• _Task details_: Repeat the listing that follows, character for character, minus the pictures.

• _Supplied information_:
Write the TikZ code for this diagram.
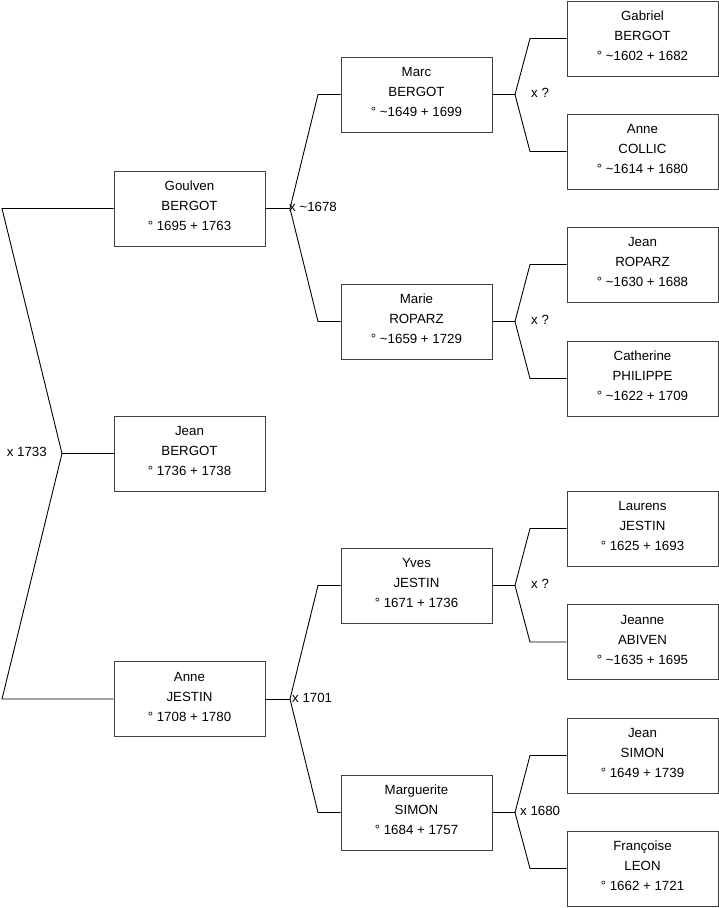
\documentclass[tikz,border=0pt]{standalone}
\usepackage{fontspec}
\setmainfont{Liberation Sans}
\begin{document}
\begin{tikzpicture}[x=1pt,y=-1pt,
    person/.style={draw=black!75, line width=1pt, fill=white, minimum width=151pt, minimum height=75pt,
        align=center, inner sep=0pt, text height=50pt, text depth=6pt, font=\fontsize{13.3}{20}\selectfont},
    link/.style={black, line width=0.9pt},
    union/.style={inner sep=1pt, font=\fontsize{13.3}{15}\selectfont}]
    \useasboundingbox (0,0) rectangle (719,908);
    % generation 1
    \node[person] (goulven) at (189.5,208.5) {Goulven\\BERGOT\\° 1695 + 1763};
    \node[person] (jean) at (189.5,453.5) {Jean\\BERGOT\\° 1736 + 1738};
    \node[person] (anne) at (189.5,699) {Anne\\JESTIN\\° 1708 + 1780};
    % generation 2
    \node[person] (marc) at (416.5,94.5) {Marc\\BERGOT\\° \textasciitilde1649 + 1699};
    \node[person] (marie) at (416.5,321.5) {Marie\\ROPARZ\\° \textasciitilde1659 + 1729};
    \node[person] (yves) at (416.5,585.5) {Yves\\JESTIN\\° 1671 + 1736};
    \node[person] (marguerite) at (416.5,812.5) {Marguerite\\SIMON\\° 1684 + 1757};
    % generation 3
    \node[person] (gabriel) at (642.5,38.5) {Gabriel\\BERGOT\\° \textasciitilde1602 + 1682};
    \node[person] (annec) at (642.5,151.5) {Anne\\COLLIC\\° \textasciitilde1614 + 1680};
    \node[person] (jeanr) at (642.5,264.5) {Jean\\ROPARZ\\° \textasciitilde1630 + 1688};
    \node[person] (catherine) at (642.5,378.5) {Catherine\\PHILIPPE\\° \textasciitilde1622 + 1709};
    \node[person] (laurens) at (642.5,528.5) {Laurens\\JESTIN\\° 1625 + 1693};
    \node[person] (jeanne) at (642.5,642) {Jeanne\\ABIVEN\\° \textasciitilde1635 + 1695};
    \node[person] (jeans) at (642.5,755.5) {Jean\\SIMON\\° 1649 + 1739};
    \node[person] (francoise) at (642.5,868.5) {Françoise\\LEON\\° 1662 + 1721};
    % points de fourche
    \coordinate (f0) at (62,453.5);
    \coordinate (f1) at (290,208.5);
    \coordinate (f2) at (290,699);
    \coordinate (f3) at (515,94.5);
    \coordinate (f4) at (515,321.5);
    \coordinate (f5) at (515,585.5);
    \coordinate (f6) at (515,812.5);
    % coudes
    \coordinate (k0a) at (2,208.5);
    \coordinate (k0b) at (2,699);
    \coordinate (k1a) at (318,94.5);
    \coordinate (k1b) at (318,321.5);
    \coordinate (k2a) at (318,585.5);
    \coordinate (k2b) at (318,812.5);
    \coordinate (k3a) at (530,38.5);
    \coordinate (k3b) at (530,151.5);
    \coordinate (k4a) at (530,264.5);
    \coordinate (k4b) at (530,378.5);
    \coordinate (k5a) at (530,528.5);
    \coordinate (k5b) at (530,642);
    \coordinate (k6a) at (530,755.5);
    \coordinate (k6b) at (530,868.5);
    % liens enfant -> parents
    \draw[link] (goulven.west) -- (k0a) -- (f0) -- (k0b) -- (anne.west);
    \draw[link] (jean.west) -- (f0);
    \draw[link] (marc.west) -- (k1a) -- (f1) -- (k1b) -- (marie.west);
    \draw[link] (goulven.east) -- (f1);
    \draw[link] (yves.west) -- (k2a) -- (f2) -- (k2b) -- (marguerite.west);
    \draw[link] (anne.east) -- (f2);
    \draw[link] (gabriel.west) -- (k3a) -- (f3) -- (k3b) -- (annec.west);
    \draw[link] (marc.east) -- (f3);
    \draw[link] (jeanr.west) -- (k4a) -- (f4) -- (k4b) -- (catherine.west);
    \draw[link] (marie.east) -- (f4);
    \draw[link] (laurens.west) -- (k5a) -- (f5) -- (k5b) -- (jeanne.west);
    \draw[link] (yves.east) -- (f5);
    \draw[link] (jeans.west) -- (k6a) -- (f6) -- (k6b) -- (francoise.west);
    \draw[link] (marguerite.east) -- (f6);
    % mariages
    \node[union, anchor=east] (m0) at ([xshift=-14pt,yshift=1.5pt]f0) {x 1733};
    \node[union, anchor=west] (m1) at ([xshift=-2pt,yshift=1.5pt]f1) {x \textasciitilde1678};
    \node[union, anchor=west] (m2) at ([xshift=1pt,yshift=1pt]f2) {x 1701};
    \node[union, anchor=west] (m3) at ([xshift=15pt,yshift=2pt]f3) {x ?};
    \node[union, anchor=west] (m4) at ([xshift=15pt,yshift=2pt]f4) {x ?};
    \node[union, anchor=west] (m5) at ([xshift=15pt,yshift=2pt]f5) {x ?};
    \node[union, anchor=west] (m6) at ([xshift=4pt,yshift=1.5pt]f6) {x 1680};
\end{tikzpicture}
\end{document}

• _The result_:
Write the TikZ code for this diagram.
\documentclass[tikz,border=0pt]{standalone}
\usepackage{fontspec}
\setmainfont{Liberation Sans}
\begin{document}
\begin{tikzpicture}[x=1pt,y=-1pt,
    person/.style={draw=black!75, line width=1pt, fill=white, minimum width=151pt, minimum height=75pt,
        align=center, inner sep=0pt, text height=50pt, text depth=6pt, font=\fontsize{13.3}{20}\selectfont},
    link/.style={black, line width=0.9pt},
    union/.style={inner sep=1pt, font=\fontsize{13.3}{15}\selectfont}]
    \useasboundingbox (0,0) rectangle (719,908);
    % generation 1
    \node[person] (goulven) at (189.5,208.5) {Goulven\\BERGOT\\° 1695 + 1763};
    \node[person] (jean) at (189.5,453.5) {Jean\\BERGOT\\° 1736 + 1738};
    \node[person] (anne) at (189.5,699) {Anne\\JESTIN\\° 1708 + 1780};
    % generation 2
    \node[person] (marc) at (416.5,94.5) {Marc\\BERGOT\\° \textasciitilde1649 + 1699};
    \node[person] (marie) at (416.5,321.5) {Marie\\ROPARZ\\° \textasciitilde1659 + 1729};
    \node[person] (yves) at (416.5,585.5) {Yves\\JESTIN\\° 1671 + 1736};
    \node[person] (marguerite) at (416.5,812.5) {Marguerite\\SIMON\\° 1684 + 1757};
    % generation 3
    \node[person] (gabriel) at (642.5,38.5) {Gabriel\\BERGOT\\° \textasciitilde1602 + 1682};
    \node[person] (annec) at (642.5,151.5) {Anne\\COLLIC\\° \textasciitilde1614 + 1680};
    \node[person] (jeanr) at (642.5,264.5) {Jean\\ROPARZ\\° \textasciitilde1630 + 1688};
    \node[person] (catherine) at (642.5,378.5) {Catherine\\PHILIPPE\\° \textasciitilde1622 + 1709};
    \node[person] (laurens) at (642.5,528.5) {Laurens\\JESTIN\\° 1625 + 1693};
    \node[person] (jeanne) at (642.5,642) {Jeanne\\ABIVEN\\° \textasciitilde1635 + 1695};
    \node[person] (jeans) at (642.5,755.5) {Jean\\SIMON\\° 1649 + 1739};
    \node[person] (francoise) at (642.5,868.5) {Françoise\\LEON\\° 1662 + 1721};
    % points de fourche
    \coordinate (f0) at (62,453.5);
    \coordinate (f1) at (290,208.5);
    \coordinate (f2) at (290,699);
    \coordinate (f3) at (515,94.5);
    \coordinate (f4) at (515,321.5);
    \coordinate (f5) at (515,585.5);
    \coordinate (f6) at (515,812.5);
    % coudes
    \coordinate (k0a) at (2,208.5);
    \coordinate (k0b) at (2,699);
    \coordinate (k1a) at (318,94.5);
    \coordinate (k1b) at (318,321.5);
    \coordinate (k2a) at (318,585.5);
    \coordinate (k2b) at (318,812.5);
    \coordinate (k3a) at (530,38.5);
    \coordinate (k3b) at (530,151.5);
    \coordinate (k4a) at (530,264.5);
    \coordinate (k4b) at (530,378.5);
    \coordinate (k5a) at (530,528.5);
    \coordinate (k5b) at (530,642);
    \coordinate (k6a) at (530,755.5);
    \coordinate (k6b) at (530,868.5);
    % liens enfant -> parents
    \draw[link] (goulven.west) -- (k0a) -- (f0) -- (k0b) -- (anne.west);
    \draw[link] (jean.west) -- (f0);
    \draw[link] (marc.west) -- (k1a) -- (f1) -- (k1b) -- (marie.west);
    \draw[link] (goulven.east) -- (f1);
    \draw[link] (yves.west) -- (k2a) -- (f2) -- (k2b) -- (marguerite.west);
    \draw[link] (anne.east) -- (f2);
    \draw[link] (gabriel.west) -- (k3a) -- (f3) -- (k3b) -- (annec.west);
    \draw[link] (marc.east) -- (f3);
    \draw[link] (jeanr.west) -- (k4a) -- (f4) -- (k4b) -- (catherine.west);
    \draw[link] (marie.east) -- (f4);
    \draw[link] (laurens.west) -- (k5a) -- (f5) -- (k5b) -- (jeanne.west);
    \draw[link] (yves.east) -- (f5);
    \draw[link] (jeans.west) -- (k6a) -- (f6) -- (k6b) -- (francoise.west);
    \draw[link] (marguerite.east) -- (f6);
    % mariages
    \node[union, anchor=east] (m0) at ([xshift=-14pt,yshift=1.5pt]f0) {x 1733};
    \node[union, anchor=west] (m1) at ([xshift=-2pt,yshift=1.5pt]f1) {x \textasciitilde1678};
    \node[union, anchor=west] (m2) at ([xshift=1pt,yshift=1pt]f2) {x 1701};
    \node[union, anchor=west] (m3) at ([xshift=15pt,yshift=2pt]f3) {x ?};
    \node[union, anchor=west] (m4) at ([xshift=15pt,yshift=2pt]f4) {x ?};
    \node[union, anchor=west] (m5) at ([xshift=15pt,yshift=2pt]f5) {x ?};
    \node[union, anchor=west] (m6) at ([xshift=4pt,yshift=1.5pt]f6) {x 1680};
\end{tikzpicture}
\end{document}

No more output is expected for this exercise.